Styled entirely in her own pop-punk wardrobe, the camera returned to her again and again—drawn not by dialogue, but by presence.

“Wardrobe would just smile and send me straight to hair and makeup,” she recalls, laughing softly.

Even without speaking, she was seen.

A HEART BENEATH THE CROWN

Despite the edge, the darkness, and the theatricality, Zaltanyah defines herself with a word that feels almost disarming:

“Sweetheart.”

It is how she chooses to love. To create. To exist.

“It meant everything,” she says, recalling the moment she was called that. “Because it meant they saw my heart, not just what’s on the surface.”

And that heart extends beyond the spotlight.

Her long-term vision includes House of Refuge, a nonprofit dedicated to survivors of domestic violence and homelessness—causes that are not distant to her, but deeply lived.

THE FAIRYTALE, UNFINISHED

She still believes in fairytales.

Not the passive kind.

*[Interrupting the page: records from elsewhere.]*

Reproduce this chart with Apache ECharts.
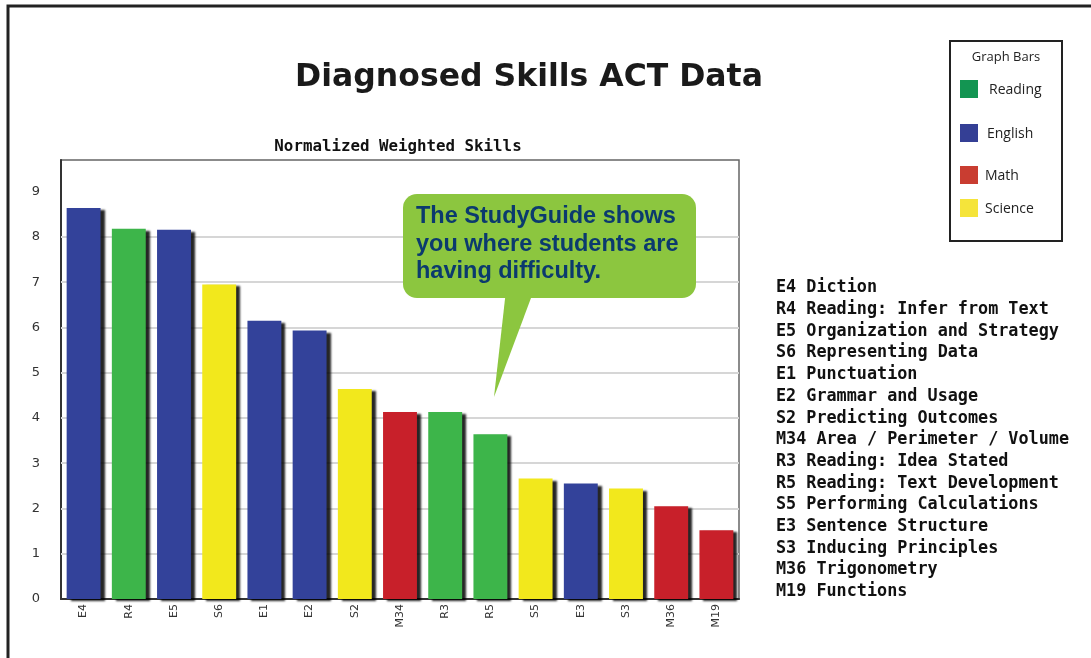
<!DOCTYPE html>
<html>
<head>
<meta charset="utf-8">
<title>Diagnosed Skills ACT Data</title>
<script src="https://cdn.jsdelivr.net/npm/echarts@6/dist/echarts.min.js"></script>
<style>
  html, body { margin: 0; padding: 0; background: #fff; }
  #main { width: 1091px; height: 658px; }
</style>
</head>
<body>
<div id="main"></div>
<script>
  // skill codes, in the order drawn
  var categories = ['E4', 'R4', 'E5', 'S6', 'E1', 'E2', 'S2', 'M34', 'R3', 'R5', 'S5', 'E3', 'S3', 'M36', 'M19'];
  // normalized weighted scores
  var values = [8.64, 8.18, 8.16, 6.95, 6.15, 5.93, 4.64, 4.13, 4.13, 3.64, 2.66, 2.55, 2.44, 2.05, 1.52];
  var skillNames = [
    'E4 Diction',
    'R4 Reading: Infer from Text',
    'E5 Organization and Strategy',
    'S6 Representing Data',
    'E1 Punctuation',
    'E2 Grammar and Usage',
    'S2 Predicting Outcomes',
    'M34 Area / Perimeter / Volume',
    'R3 Reading: Idea Stated',
    'R5 Reading: Text Development',
    'S5 Performing Calculations',
    'E3 Sentence Structure',
    'S3 Inducing Principles',
    'M36 Trigonometry',
    'M19 Functions'
  ];
  var gridLevels = [1, 2, 3, 4, 5, 6, 7, 8];
  var legendNames = ['Reading', 'English', 'Math', 'Science'];
  var legendColors = ['#139552', '#343f95', '#c93d31', '#f5e43a'];
  var calloutLines = ['The StudyGuide shows', 'you where students are', 'having difficulty.'];

  // bar colour by subject letter
  var barColors = { E: '#33429a', R: '#3db54a', M: '#c8202a', S: '#f2e81c' };

  var chart = echarts.init(document.getElementById('main'));

  var barData = values.map(function (v, i) {
    return { value: v, itemStyle: { color: barColors[categories[i].charAt(0)] } };
  });

  var graphics = [];
  // outer page frame
  graphics.push({
    type: 'polyline', silent: true,
    shape: { points: [[8, 660], [8, 6], [1095, 6]] },
    style: { stroke: '#222', lineWidth: 3, fill: null }
  });
  graphics.push({
    type: 'text', x: 529, y: 78,
    style: { text: 'Diagnosed Skills ACT Data', fill: '#1a1a1a', align: 'center', verticalAlign: 'middle',
      font: 'bold 31.5px "DejaVu Sans", sans-serif' }
  });
  graphics.push({
    type: 'text', x: 398, y: 147,
    style: { text: 'Normalized Weighted Skills', fill: '#111', align: 'center', verticalAlign: 'middle',
      font: 'bold 15.8px "DejaVu Sans Mono", monospace' }
  });
  // legend box
  graphics.push({
    type: 'rect', shape: { x: 950, y: 41, width: 112, height: 200 },
    style: { fill: '#fff', stroke: '#222', lineWidth: 2 }
  });
  graphics.push({
    type: 'text', x: 1006, y: 57,
    style: { text: 'Graph Bars', fill: '#222', align: 'center', verticalAlign: 'middle',
      font: '13px "Open Sans", sans-serif' }
  });
  var legendY = [89, 133, 175, 208];
  var legendTextX = [989, 987, 985, 985];
  legendNames.forEach(function (name, i) {
    graphics.push({
      type: 'rect', shape: { x: 960, y: legendY[i] - 9, width: 18, height: 18 },
      style: { fill: legendColors[i] }
    });
    graphics.push({
      type: 'text', x: legendTextX[i], y: legendY[i] + 1,
      style: { text: name, fill: '#222', verticalAlign: 'middle', font: '14px "Open Sans", sans-serif' }
    });
  });
  // skill list on the right
  skillNames.forEach(function (name, i) {
    graphics.push({
      type: 'text', x: 776, y: 288 + i * 21.7,
      style: { text: name, fill: '#111', verticalAlign: 'middle', font: 'bold 16.8px "DejaVu Sans Mono", monospace' }
    });
  });
  // callout bubble
  graphics.push({
    type: 'polygon', z: 10,
    shape: { points: [[506, 290], [534, 290], [494, 397]] },
    style: { fill: '#8cc63f' }
  });
  graphics.push({
    type: 'rect', z: 10,
    shape: { x: 403, y: 194, width: 293, height: 104, r: 14 },
    style: { fill: '#8cc63f' }
  });
  calloutLines.forEach(function (line, i) {
    graphics.push({
      type: 'text', z: 11, x: 416, y: 217 + i * 27.5,
      style: { text: line, fill: '#0b3a6e', verticalAlign: 'middle', font: 'bold 23.5px "Liberation Sans", Arial, sans-serif' }
    });
  });

  chart.setOption({
    animation: false,
    backgroundColor: '#fff',
    grid: {
      left: 61, right: 352, top: 160, bottom: 59,
      show: true, borderColor: '#666', borderWidth: 1.5, backgroundColor: '#fff'
    },
    xAxis: {
      type: 'category',
      data: categories,
      axisLine: { lineStyle: { color: '#333', width: 2 } },
      axisTick: { show: false },
      axisLabel: { rotate: 90, margin: 5, color: '#333', fontSize: 11, fontFamily: 'DejaVu Sans, sans-serif' }
    },
    yAxis: {
      type: 'value',
      min: 0, max: 9.7, interval: 1,
      axisLine: { show: true, lineStyle: { color: '#333', width: 2 } },
      axisTick: { show: false },
      splitLine: { show: false },
      axisLabel: {
        margin: 21, color: '#333', fontSize: 13, fontFamily: 'DejaVu Sans, sans-serif',
        formatter: function (v) { return Number.isInteger(v) ? String(v) : ''; }
      }
    },
    series: [{
      type: 'bar',
      data: barData,
      barWidth: '75%',
      itemStyle: {
        shadowColor: 'rgba(0,0,0,0.85)', shadowBlur: 2, shadowOffsetX: 4, shadowOffsetY: 2
      },
      markLine: {
        silent: true, symbol: 'none', z: 1,
        label: { show: false },
        lineStyle: { color: '#d6d6d6', width: 2, type: 'solid' },
        data: gridLevels.map(function (g) { return { yAxis: g }; })
      },
      z: 3
    }],
    graphic: graphics
  });
</script>
</body>
</html>
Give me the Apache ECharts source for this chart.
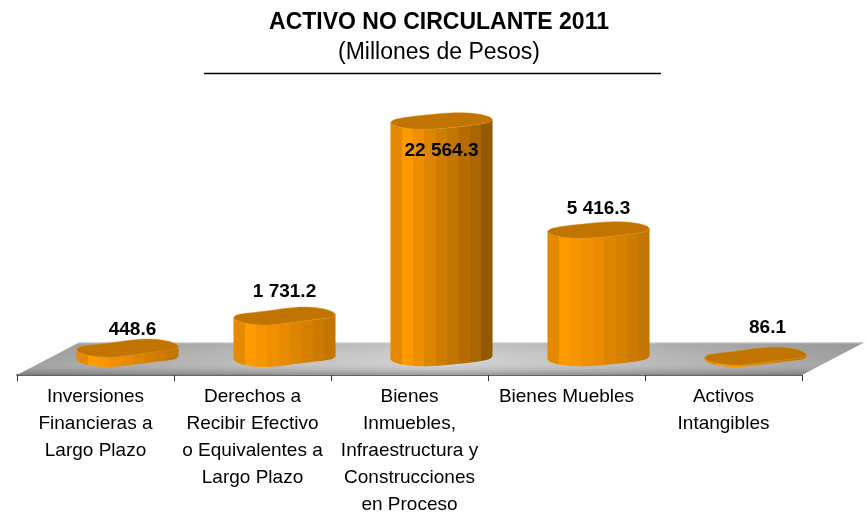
<!DOCTYPE html>
<html>
<head>
<meta charset="utf-8">
<title>Activo no circulante 2011</title>
<script src="https://cdn.jsdelivr.net/npm/echarts@6/dist/echarts.min.js"></script>
<style>
  html, body { margin: 0; padding: 0; background: #fff; }
  #chart { width: 867px; height: 513px; }
</style>
</head>
<body>
<div id="chart"></div>
<script>
const categories = [
  'Inversiones\nFinancieras a\nLargo Plazo',
  'Derechos a\nRecibir Efectivo\no Equivalentes a\nLargo Plazo',
  'Bienes\nInmuebles,\nInfraestructura y\nConstrucciones\nen Proceso',
  'Bienes Muebles',
  'Activos\nIntangibles'
]
// amounts printed over the columns
const valueLabels = ['448.6', '1 731.2', '22 564.3', '5 416.3', '86.1']
// column heights, the source axis is not linear in the amounts
const columnLevels = [10, 42, 237, 128, 2]

const FONT = '"Liberation Sans", Arial, sans-serif'
const facetsLight = ['#e58a00', '#ff9900', '#f89500', '#f09000', '#e88b00', '#de8500', '#d57f00', '#cc7b00', '#c47600']
const facetsDark = ['#e58a00', '#ff9900', '#ee8f00', '#dd8500', '#ce7c00', '#c27500', '#b66d00', '#a86500', '#945900']

function facetGradient(colors) {
  const colorStops = []
  colors.forEach((color, i) => {
    colorStops.push({ offset: i / colors.length, color })
    colorStops.push({ offset: (i + 1) / colors.length, color })
  })
  return { type: 'linear', x: 0, y: 0, x2: 1, y2: 0, colorStops }
}

// wobbly ellipse edge of a column, side = -1 back edge, 1 front edge
function edgePoints(cx, cy, rx, ry, side, lump) {
  const points = []
  for (let i = 0; i <= 40; i++) {
    const t = -1 + i / 20
    const half = ry * Math.sqrt(1 - t * t)
    const centre = -1.5 * t - lump * Math.sin(Math.PI * t)
    points.push([cx + rx * t, cy + centre + side * half])
  }
  return points
}

function renderFloor(params, api) {
  const band = api.size([1, 0])[0]
  const left = api.coord([0, 0])[0] - band / 2
  const right = api.coord([4, 0])[0] + band / 2
  const front = api.coord([0, 0])[1]
  const depthX = 63
  const depthY = 33
  const points = [[left, front], [right, front], [right + depthX, front - depthY], [left + depthX, front - depthY]]
  return {
    type: 'group',
    children: [
      {
        type: 'polygon',
        shape: { points },
        style: {
          fill: {
            type: 'linear', x: 0, y: 0, x2: 1, y2: 0,
            colorStops: [
              { offset: 0, color: '#9a9a9a' },
              { offset: 0.5, color: '#d2d2d2' },
              { offset: 1, color: '#9a9a9a' }
            ]
          }
        }
      },
      {
        type: 'polygon',
        shape: { points },
        style: {
          fill: {
            type: 'linear', x: 0, y: 0, x2: 0, y2: 1,
            colorStops: [
              { offset: 0, color: 'rgba(255,255,255,0.7)' },
              { offset: 0.1, color: 'rgba(120,120,120,0.12)' },
              { offset: 0.6, color: 'rgba(255,255,255,0.05)' },
              { offset: 1, color: 'rgba(70,70,70,0.4)' }
            ]
          }
        }
      }
    ]
  }
}

function renderColumn(params, api) {
  const index = api.value(0)
  const band = api.size([1, 0])[0]
  const rx = band * 0.325
  const ry = 7.5
  const lift = 17 // columns stand in the middle of the floor, not on the axis line
  const depthShift = 32
  const base = api.coord([index, 0])
  const top = api.coord([index, api.value(1)])
  const cx = base[0] + depthShift
  const baseY = base[1] - lift
  const topY = top[1] - lift
  const lump = index === 2 || index === 3 ? 0.8 : 1.6

  const frontBottom = edgePoints(cx, baseY, rx, ry, 1, lump)
  const frontTop = edgePoints(cx, topY, rx, ry, 1, lump)
  const backTop = edgePoints(cx, topY, rx, ry, -1, lump)
  const body = frontTop.concat(frontBottom.slice().reverse())
  const lid = backTop.concat(frontTop.slice().reverse())

  const labelX = index === 0 ? cx + 5 : index === 4 ? cx + 12 : cx
  const labelGap = [18, 24, -30, 21, 28][index]

  return {
    type: 'group',
    children: [
      {
        type: 'polygon',
        shape: { points: body },
        style: { fill: facetGradient(index === 2 ? facetsDark : facetsLight) }
      },
      {
        type: 'polygon',
        shape: { points: lid },
        style: { fill: '#c17500', stroke: '#d98a10', lineWidth: 0.5 }
      },
      {
        type: 'text',
        style: {
          text: valueLabels[index],
          x: labelX,
          y: topY - labelGap,
          align: 'center',
          verticalAlign: 'middle',
          font: 'bold 19px ' + FONT,
          fill: '#000'
        }
      }
    ]
  }
}

const chart = echarts.init(document.getElementById('chart'))

chart.setOption({
  animation: false,
  title: {
    text: 'ACTIVO NO CIRCULANTE 2011',
    subtext: '(Millones de Pesos)',
    left: 434,
    top: 6,
    textAlign: 'center',
    itemGap: 7,
    textStyle: { fontFamily: FONT, fontSize: 23, fontWeight: 'bold', color: '#000' },
    subtextStyle: { fontFamily: FONT, fontSize: 23, color: '#000' }
  },
  graphic: [
    {
      type: 'line',
      shape: { x1: 204, y1: 73.5, x2: 661, y2: 73.5 },
      style: { stroke: '#000', lineWidth: 1.5 }
    }
  ],
  grid: { left: 17, width: 785, top: 100, height: 275, outerBoundsMode: 'none' },
  xAxis: {
    type: 'category',
    data: categories,
    axisLine: { lineStyle: { color: '#333', width: 1.5 } },
    axisTick: { show: true, length: 6, alignWithLabel: false, lineStyle: { color: '#333' } },
    axisLabel: {
      interval: 0,
      margin: 8,
      fontFamily: FONT,
      fontSize: 19,
      lineHeight: 27,
      color: '#000',
      verticalAlign: 'top'
    }
  },
  yAxis: { type: 'value', min: 0, max: 275, show: false },
  series: [
    {
      type: 'custom',
      silent: true,
      z: 1,
      renderItem: renderFloor,
      data: [0]
    },
    {
      type: 'custom',
      silent: true,
      z: 2,
      renderItem: renderColumn,
      encode: { x: 0, y: 1 },
      data: columnLevels.map((level, i) => [i, level])
    }
  ]
})
</script>
</body>
</html>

Not the kind where someone waits to be chosen.
The kind where the girl builds her own kingdom.

From childhood films, she carried a belief that never left her—that magic exists, that transformation is real, that destiny can be rewritten.

“My motto?” she says. “If a dream feels possible, you’re not dreaming big enough.”

And maybe that’s what makes her so compelling.

Not just the story she’s lived—
but the one she’s still writing.

Zaltanyah is not waiting for her glass slipper moment.

She is designing it.
She is stepping into it.

And somewhere, just beyond the edge of what feels real, her fairytale is already beginning to unfold.

The only question left—
Who will be standing beside her when it does?